Provided material -

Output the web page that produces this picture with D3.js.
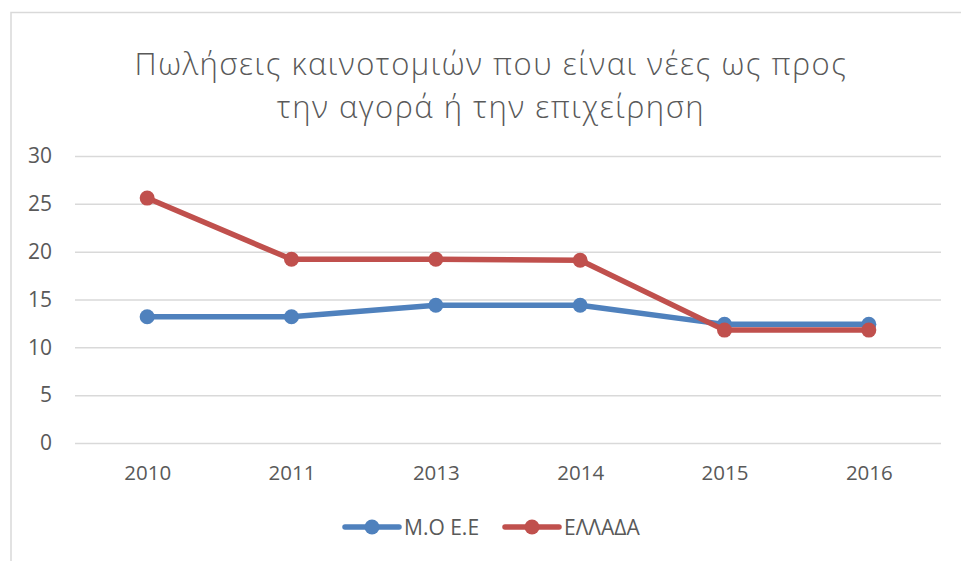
<!DOCTYPE html>
<html><head><meta charset="utf-8">
<script src="https://cdn.jsdelivr.net/npm/d3@7"></script>
<style>
html,body{margin:0;padding:0;background:#fff;}
svg{display:block;}
text{font-family:"Open Sans",sans-serif;fill:#595959;}
</style></head><body>
<svg id="c" width="961" height="561"></svg>
<script>
const categories = ["2010","2011","2013","2014","2015","2016"];
const seriesMOEE = [13.2, 13.2, 14.4, 14.4, 12.4, 12.4];
const seriesEllada = [25.6, 19.2, 19.2, 19.1, 11.8, 11.8];
const seriesNames = ["Μ.Ο Ε.Ε", "ΕΛΛΑΔΑ"];
const yTicks = [0, 5, 10, 15, 20, 25, 30];
const titleLines = ["Πωλήσεις καινοτομιών που είναι νέες ως προς", "την αγορά ή την επιχείρηση"];
const colors = ["#4f81bd", "#c0504d"];

const svg = d3.select("#c");
// chart border
svg.append("path").attr("d","M11,561 V12.5 H961").attr("fill","none").attr("stroke","#d9d9d9").attr("stroke-width",1.5);

const x = d3.scalePoint().domain(categories).range([75, 941]).padding(0.5);
const y = d3.scaleLinear().domain([0, 30]).range([443, 156]);

// title
svg.append("g").selectAll("text").data(titleLines).join("text")
  .attr("x", 491).attr("y", (d,i)=> 75 + i*43)
  .attr("text-anchor","middle").attr("font-size", 31).attr("font-weight",300)
  .attr("letter-spacing", 1.5)
  .text(d=>d);

// gridlines
const yAxis = d3.axisLeft(y).tickValues(yTicks).tickSize(-(941-75)).tickPadding(23);
const gy = svg.append("g").attr("transform","translate(75,0)").call(yAxis);
gy.select(".domain").remove();
gy.selectAll(".tick line").attr("stroke","#d9d9d9").attr("stroke-width",1.5);
gy.selectAll(".tick text").attr("font-size",21).attr("fill","#595959").attr("font-family","Open Sans");

const xAxis = d3.axisBottom(x).tickSize(0).tickPadding(22);
const gx = svg.append("g").attr("transform","translate(0,443)").call(xAxis);
gx.select(".domain").remove();
gx.selectAll(".tick text").attr("font-size",20.5).attr("fill","#595959").attr("font-family","Open Sans");

const series = [seriesMOEE, seriesEllada];
const line = d3.line().x((d,i)=>x(categories[i])).y(d=>y(d));
series.forEach((s, k) => {
  const g = svg.append("g");
  g.append("path").datum(s).attr("d", line).attr("fill","none")
    .attr("stroke", colors[k]).attr("stroke-width", 5.5).attr("stroke-linejoin","round").attr("stroke-linecap","round");
  g.selectAll("circle").data(s).join("circle")
    .attr("cx",(d,i)=>x(categories[i])).attr("cy",d=>y(d)).attr("r",7.5).attr("fill",colors[k]);
});

// legend
const legendX = [345, 505];
seriesNames.forEach((n,k)=>{
  const g = svg.append("g").attr("transform",`translate(${legendX[k]},527)`);
  g.append("line").attr("x1",0).attr("x2",54).attr("stroke",colors[k]).attr("stroke-width",5.5).attr("stroke-linecap","round");
  g.append("circle").attr("cx",27).attr("r",7.5).attr("fill",colors[k]);
  g.append("text").attr("x",59).attr("y",8).attr("font-size",21).text(n);
});
</script></body></html>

Written request - Keep the pictures out of the copy and write out the data exactly as it stands.

Written answer -
Output the web page that produces this picture with D3.js.
<!DOCTYPE html>
<html><head><meta charset="utf-8">
<script src="https://cdn.jsdelivr.net/npm/d3@7"></script>
<style>
html,body{margin:0;padding:0;background:#fff;}
svg{display:block;}
text{font-family:"Open Sans",sans-serif;fill:#595959;}
</style></head><body>
<svg id="c" width="961" height="561"></svg>
<script>
const categories = ["2010","2011","2013","2014","2015","2016"];
const seriesMOEE = [13.2, 13.2, 14.4, 14.4, 12.4, 12.4];
const seriesEllada = [25.6, 19.2, 19.2, 19.1, 11.8, 11.8];
const seriesNames = ["Μ.Ο Ε.Ε", "ΕΛΛΑΔΑ"];
const yTicks = [0, 5, 10, 15, 20, 25, 30];
const titleLines = ["Πωλήσεις καινοτομιών που είναι νέες ως προς", "την αγορά ή την επιχείρηση"];
const colors = ["#4f81bd", "#c0504d"];

const svg = d3.select("#c");
// chart border
svg.append("path").attr("d","M11,561 V12.5 H961").attr("fill","none").attr("stroke","#d9d9d9").attr("stroke-width",1.5);

const x = d3.scalePoint().domain(categories).range([75, 941]).padding(0.5);
const y = d3.scaleLinear().domain([0, 30]).range([443, 156]);

// title
svg.append("g").selectAll("text").data(titleLines).join("text")
  .attr("x", 491).attr("y", (d,i)=> 75 + i*43)
  .attr("text-anchor","middle").attr("font-size", 31).attr("font-weight",300)
  .attr("letter-spacing", 1.5)
  .text(d=>d);

// gridlines
const yAxis = d3.axisLeft(y).tickValues(yTicks).tickSize(-(941-75)).tickPadding(23);
const gy = svg.append("g").attr("transform","translate(75,0)").call(yAxis);
gy.select(".domain").remove();
gy.selectAll(".tick line").attr("stroke","#d9d9d9").attr("stroke-width",1.5);
gy.selectAll(".tick text").attr("font-size",21).attr("fill","#595959").attr("font-family","Open Sans");

const xAxis = d3.axisBottom(x).tickSize(0).tickPadding(22);
const gx = svg.append("g").attr("transform","translate(0,443)").call(xAxis);
gx.select(".domain").remove();
gx.selectAll(".tick text").attr("font-size",20.5).attr("fill","#595959").attr("font-family","Open Sans");

const series = [seriesMOEE, seriesEllada];
const line = d3.line().x((d,i)=>x(categories[i])).y(d=>y(d));
series.forEach((s, k) => {
  const g = svg.append("g");
  g.append("path").datum(s).attr("d", line).attr("fill","none")
    .attr("stroke", colors[k]).attr("stroke-width", 5.5).attr("stroke-linejoin","round").attr("stroke-linecap","round");
  g.selectAll("circle").data(s).join("circle")
    .attr("cx",(d,i)=>x(categories[i])).attr("cy",d=>y(d)).attr("r",7.5).attr("fill",colors[k]);
});

// legend
const legendX = [345, 505];
seriesNames.forEach((n,k)=>{
  const g = svg.append("g").attr("transform",`translate(${legendX[k]},527)`);
  g.append("line").attr("x1",0).attr("x2",54).attr("stroke",colors[k]).attr("stroke-width",5.5).attr("stroke-linecap","round");
  g.append("circle").attr("cx",27).attr("r",7.5).attr("fill",colors[k]);
  g.append("text").attr("x",59).attr("y",8).attr("font-size",21).text(n);
});
</script></body></html>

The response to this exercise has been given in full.